** TASK DIRECTIONS **
Copy exactly, and only, the lines below from the first through the one containing "import pandas as pd", both included; pictures are omitted.

:::

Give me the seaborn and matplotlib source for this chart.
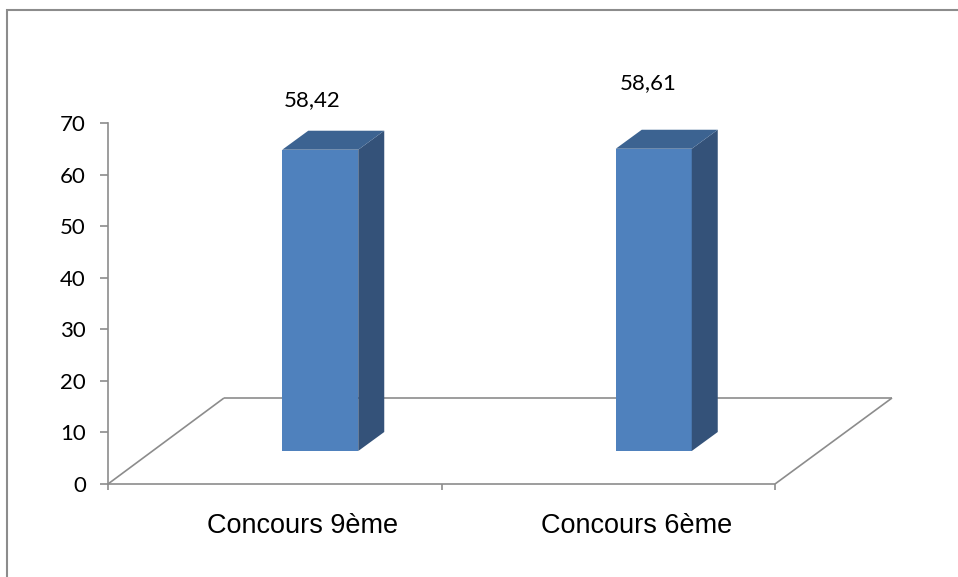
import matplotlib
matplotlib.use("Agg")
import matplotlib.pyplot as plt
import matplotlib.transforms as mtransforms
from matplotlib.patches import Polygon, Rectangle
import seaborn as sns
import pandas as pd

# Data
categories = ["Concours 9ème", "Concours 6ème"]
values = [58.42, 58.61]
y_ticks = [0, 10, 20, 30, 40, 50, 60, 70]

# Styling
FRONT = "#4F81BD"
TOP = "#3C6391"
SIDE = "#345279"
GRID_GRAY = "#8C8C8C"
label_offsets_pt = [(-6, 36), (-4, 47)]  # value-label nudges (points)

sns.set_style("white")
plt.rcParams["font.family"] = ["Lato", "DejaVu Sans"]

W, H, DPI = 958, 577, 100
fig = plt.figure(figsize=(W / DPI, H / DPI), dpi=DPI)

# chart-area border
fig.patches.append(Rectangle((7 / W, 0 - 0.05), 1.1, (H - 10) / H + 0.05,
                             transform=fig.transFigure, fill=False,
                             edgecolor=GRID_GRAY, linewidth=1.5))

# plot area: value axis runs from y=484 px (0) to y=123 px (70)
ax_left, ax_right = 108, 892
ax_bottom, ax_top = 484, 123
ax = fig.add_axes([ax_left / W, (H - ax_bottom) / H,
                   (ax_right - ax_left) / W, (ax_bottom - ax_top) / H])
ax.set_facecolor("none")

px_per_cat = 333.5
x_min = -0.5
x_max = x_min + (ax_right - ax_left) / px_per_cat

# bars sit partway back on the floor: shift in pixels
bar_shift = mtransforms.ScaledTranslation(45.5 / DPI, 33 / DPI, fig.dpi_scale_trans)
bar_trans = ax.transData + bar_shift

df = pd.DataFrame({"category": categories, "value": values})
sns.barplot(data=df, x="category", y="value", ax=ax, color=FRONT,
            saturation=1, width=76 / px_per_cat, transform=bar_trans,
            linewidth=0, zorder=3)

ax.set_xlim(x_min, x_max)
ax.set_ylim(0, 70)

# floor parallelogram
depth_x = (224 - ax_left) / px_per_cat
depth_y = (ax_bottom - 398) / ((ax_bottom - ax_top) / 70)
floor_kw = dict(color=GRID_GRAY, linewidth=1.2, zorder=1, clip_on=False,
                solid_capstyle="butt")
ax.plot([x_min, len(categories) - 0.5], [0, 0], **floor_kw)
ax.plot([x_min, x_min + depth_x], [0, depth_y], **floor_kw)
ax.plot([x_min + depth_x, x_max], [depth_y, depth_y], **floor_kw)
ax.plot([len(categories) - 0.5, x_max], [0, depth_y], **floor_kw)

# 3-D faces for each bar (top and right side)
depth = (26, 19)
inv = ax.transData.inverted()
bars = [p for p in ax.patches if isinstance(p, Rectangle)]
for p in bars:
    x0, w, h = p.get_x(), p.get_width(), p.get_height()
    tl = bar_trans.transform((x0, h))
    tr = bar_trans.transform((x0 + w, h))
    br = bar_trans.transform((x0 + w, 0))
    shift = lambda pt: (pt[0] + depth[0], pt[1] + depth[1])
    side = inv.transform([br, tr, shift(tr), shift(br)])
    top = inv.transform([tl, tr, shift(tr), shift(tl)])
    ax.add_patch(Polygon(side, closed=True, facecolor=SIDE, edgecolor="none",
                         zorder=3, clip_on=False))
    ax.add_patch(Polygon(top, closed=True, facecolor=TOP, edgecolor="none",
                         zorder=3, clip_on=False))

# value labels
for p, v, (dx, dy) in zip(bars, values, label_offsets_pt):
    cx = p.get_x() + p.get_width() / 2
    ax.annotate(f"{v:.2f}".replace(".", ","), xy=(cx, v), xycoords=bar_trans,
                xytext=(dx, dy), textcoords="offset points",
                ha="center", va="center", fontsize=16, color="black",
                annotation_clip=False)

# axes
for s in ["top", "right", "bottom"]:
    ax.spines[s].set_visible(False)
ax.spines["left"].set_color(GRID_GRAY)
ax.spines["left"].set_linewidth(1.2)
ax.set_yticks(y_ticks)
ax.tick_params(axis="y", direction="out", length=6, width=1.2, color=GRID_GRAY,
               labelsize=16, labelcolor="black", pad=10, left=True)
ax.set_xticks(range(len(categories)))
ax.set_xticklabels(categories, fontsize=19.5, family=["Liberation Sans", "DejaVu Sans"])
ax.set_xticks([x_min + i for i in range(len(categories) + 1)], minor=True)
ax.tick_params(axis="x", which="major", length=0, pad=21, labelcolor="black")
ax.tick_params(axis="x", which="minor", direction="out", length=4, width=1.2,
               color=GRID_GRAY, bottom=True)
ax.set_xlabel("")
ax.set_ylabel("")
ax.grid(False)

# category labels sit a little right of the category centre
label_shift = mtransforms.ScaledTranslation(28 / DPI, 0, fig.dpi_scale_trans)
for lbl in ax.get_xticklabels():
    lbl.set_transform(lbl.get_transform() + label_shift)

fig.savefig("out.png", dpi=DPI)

:::

** RESPONSE FOR THIS EXERCISE **
Give me the seaborn and matplotlib source for this chart.
import matplotlib
matplotlib.use("Agg")
import matplotlib.pyplot as plt
import matplotlib.transforms as mtransforms
from matplotlib.patches import Polygon, Rectangle
import seaborn as sns
import pandas as pd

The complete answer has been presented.